The military junta shed the socialist label by reverting to the Union of Burma in late 1988. It embraced an openly pro-capitalist orientation. Still, Washington’s orientation was to look for ways to overthrow the Burmese government and put a pro-Western proxy regime into power. This was precisely what happened to all the governments in Eastern and central Europe, with the exception of Yugoslavia, in the period between 1988 and 1989. Most of those governments were incorporated into NATO, the U.S.-led military alliance.
Bush and the Democrats and all the corporate-owned media see the devastation caused by Cyclone Nargis as a wonderful opportunity to intervene, under the banner of humanitarian aid, with the goal of carrying out the overthrow of the government.
Opposition offers no alternative
In that spirit, Washington is exploiting the shocking tragedy to the fullest. The government and media are picking up the demonization campaign against Myanmar where it left off in September 2007.
At that time, anti-government protests broke out in the main urban center of Yangoon under a leadership aligned with imperialism. The demonstrations were used by the U.S. government to push for economic sanctions against the entire country. Laura Bush acted as a spokesperson against Myanmar’s government then just as she has now.
Though the people of Myanmar have legitimate grievances against the military government, Washington’s meddling seeks to further its own imperialist interests. To the poor people of Myanmar, U.S. intervention can only bring further impoverishment and suffering.
The country’s opposition movement, by virtue of its alignment with U.S. imperialism, offers no real alternative. On May 6, just days after the Nargis tragedy, President Bush presided at a ceremony presenting the Congressional Gold Medal to detained opposition leader Aung San Suu Kyi—a recognition the U.S. government generally reserves for its allies.
Suu Kyi’s ties to U.S. imperialism are hardly covert. The National Endowment for Democracy openly funds Suu Kyi and her National League for Democracy. The NED has been instrumental to Washington’s destabilization campaigns around the world, channeling funds allocated by Congress to U.S.-aligned "pro-democracy" forces.
In 2003, Brian Joseph, the NED’s program officer for Asia, proudly reported that the NED was funding 35 "pro-democracy" groups in Myanmar to the tune of $2.5 million a year. Joseph highlighted Suu Kyi and her National League for Democracy as the viable alternative to the military regime, deserving "our full support."
As aid shipments continued on May 10, a spokesman for the World Food Program, Paul Risley, said it amounted to about one-tenth of what was needed.
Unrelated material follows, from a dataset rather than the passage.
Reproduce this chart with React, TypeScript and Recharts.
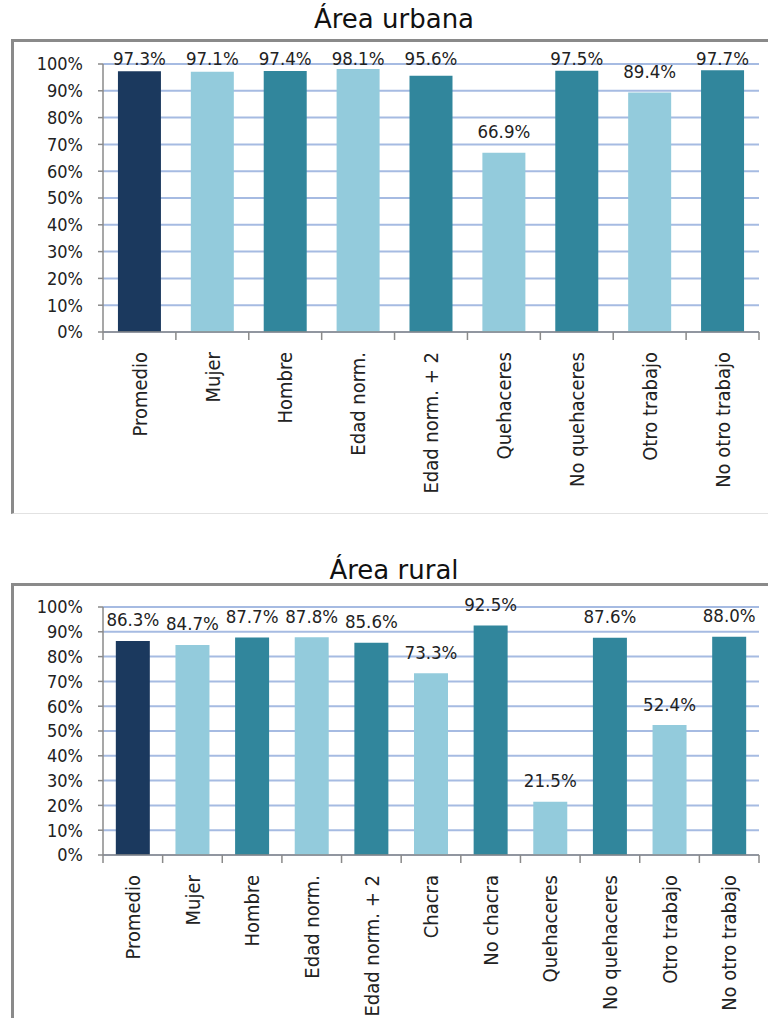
import React from 'react';
import { BarChart, Bar, XAxis, YAxis, CartesianGrid, LabelList, Cell } from 'recharts';

// Área urbana
const urbanCategories = ['Promedio', 'Mujer', 'Hombre', 'Edad norm.', 'Edad norm. + 2', 'Quehaceres', 'No quehaceres', 'Otro trabajo', 'No otro trabajo'];
const urbanValues = [97.3, 97.1, 97.4, 98.1, 95.6, 66.9, 97.5, 89.4, 97.7];

// Área rural
const ruralCategories = ['Promedio', 'Mujer', 'Hombre', 'Edad norm.', 'Edad norm. + 2', 'Chacra', 'No chacra', 'Quehaceres', 'No quehaceres', 'Otro trabajo', 'No otro trabajo'];
const ruralValues = [86.3, 84.7, 87.7, 87.8, 85.6, 73.3, 92.5, 21.5, 87.6, 52.4, 88.0];

const yTicks = [0, 10, 20, 30, 40, 50, 60, 70, 80, 90, 100];

const NAVY = '#1b395e';
const LIGHT = '#93cbdc';
const TEAL = '#31869c';
const GRID = '#a6bbe2';
const AXIS = '#8a8a8a';
const FONT = "'DejaVu Sans Condensed', 'DejaVu Sans', sans-serif";

const barColor = (i: number) => (i === 0 ? NAVY : i % 2 === 1 ? LIGHT : TEAL);

const CHART_W = 768;
const PLOT_LEFT = 103;
const PLOT_RIGHT = 759;

interface PanelProps {
  title: string;
  categories: string[];
  values: number[];
  top: number;
  height: number;
  frameTop: number;
  frameHeight: number;
  titleBaseline: number;
  plotTop: number;
  plotHeight: number;
  xAxisHeight: number;
  gap: string;
  labelMinY: number;
}

const Panel: React.FC<PanelProps> = (p) => {
  const data = p.categories.map((name, i) => ({ name, value: p.values[i] }));
  const band = (PLOT_RIGHT - PLOT_LEFT) / p.categories.length;

  const CategoryTick = (props: any) => {
    const { x, y, payload, index } = props;
    const last = index === p.categories.length - 1;
    return (
      <g>
        <line x1={x - band / 2} y1={y} x2={x - band / 2} y2={y + 8} stroke={AXIS} strokeWidth={1.5} />
        {last && <line x1={x + band / 2} y1={y} x2={x + band / 2} y2={y + 8} stroke={AXIS} strokeWidth={1.5} />}
        <text
          x={x}
          y={y + 20}
          transform={`rotate(-90, ${x}, ${y + 20})`}
          textAnchor="end"
          dy="0.36em"
          fontSize={20}
          fontFamily={FONT}
          fill="#222"
        >
          {payload.value}
        </text>
      </g>
    );
  };

  const renderLabel = (props: any) => {
    const { x, y, width, value } = props;
    return (
      <text
        x={Number(x) + Number(width) / 2}
        y={Math.max(Number(y) - 21, p.labelMinY)}
        textAnchor="middle"
        dominantBaseline="central"
        fontSize={18.5}
        fontFamily={FONT}
        fill="#222"
      >
        {Number(value).toFixed(1)}%
      </text>
    );
  };

  return (
    <div style={{ position: 'absolute', left: 0, top: p.top, width: CHART_W, height: p.height }}>
      <div
        style={{
          position: 'absolute',
          left: 0,
          width: CHART_W,
          top: p.titleBaseline - p.top - 22,
          textAlign: 'center',
          paddingLeft: 20,
          boxSizing: 'border-box',
          fontFamily: "'DejaVu Sans', sans-serif",
          fontSize: 26,
          lineHeight: '28px',
          color: '#111',
        }}
      >
        {p.title}
      </div>
      <div
        style={{
          position: 'absolute',
          left: 11,
          top: p.frameTop - p.top,
          width: CHART_W - 11,
          height: p.frameHeight,
          borderTop: '3px solid #8a8a8a',
          borderLeft: '3px solid #8a8a8a',
          borderBottom: '1px solid #e2e2e2',
          boxSizing: 'border-box',
        }}
      />
      <div style={{ position: 'absolute', left: 0, top: 0 }}>
        <BarChart
          width={CHART_W}
          height={p.height}
          data={data}
          barCategoryGap={p.gap}
          margin={{ top: p.plotTop, right: CHART_W - PLOT_RIGHT, left: PLOT_LEFT - 90, bottom: p.height - p.plotTop - p.plotHeight - p.xAxisHeight }}
        >
          <CartesianGrid horizontal vertical={false} stroke={GRID} strokeWidth={2} />
          <XAxis
            dataKey="name"
            interval={0}
            height={p.xAxisHeight}
            axisLine={{ stroke: AXIS, strokeWidth: 1.5 }}
            tickLine={false}
            tickSize={0}
            tickMargin={0}
            tick={<CategoryTick />}
          />
          <YAxis
            width={90}
            domain={[0, 100]}
            ticks={yTicks}
            interval={0}
            tickFormatter={(v: number) => `${v}%`}
            axisLine={{ stroke: AXIS, strokeWidth: 1.5 }}
            tickLine={{ stroke: AXIS, strokeWidth: 1.5 }}
            tickSize={5}
            tickMargin={15}
            tick={{ fontSize: 18, fontFamily: FONT, fill: '#222' }}
          />
          <Bar dataKey="value" isAnimationActive={false}>
            {data.map((_, i) => (
              <Cell key={`c-${i}`} fill={barColor(i)} />
            ))}
            <LabelList dataKey="value" content={renderLabel} />
          </Bar>
        </BarChart>
      </div>
    </div>
  );
}

export default function App() {
  return (
    <div style={{ position: 'absolute', left: 0, top: 0, width: 768, height: 1018, background: '#fff', overflow: 'hidden' }}>
      <Panel
        title="Área urbana"
        categories={urbanCategories}
        values={urbanValues}
        top={0}
        height={520}
        frameTop={39}
        frameHeight={475}
        titleBaseline={27}
        plotTop={64}
        plotHeight={268}
        xAxisHeight={180}
        gap="20.5%"
        labelMinY={58}
      />
      <Panel
        title="Área rural"
        categories={ruralCategories}
        values={ruralValues}
        top={540}
        height={478}
        frameTop={583}
        frameHeight={460}
        titleBaseline={578}
        plotTop={67}
        plotHeight={248}
        xAxisHeight={155}
        gap="21.5%"
        labelMinY={0}
      />
    </div>
  );
}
In addition, a major logistical operation was necessary. (International Herald Tribune, May 11)
The U.S. ruling class let Hurricane Katrina wreak havoc on the residents of New Orleans when they had the resources not only to provide relief but also to prevent the disaster. Now, they are seeking to turn the tragedy of Cyclone Nargis into a tool for imperialist intervention. Their goal is not aid, but only the subjugation and domination of an entire country.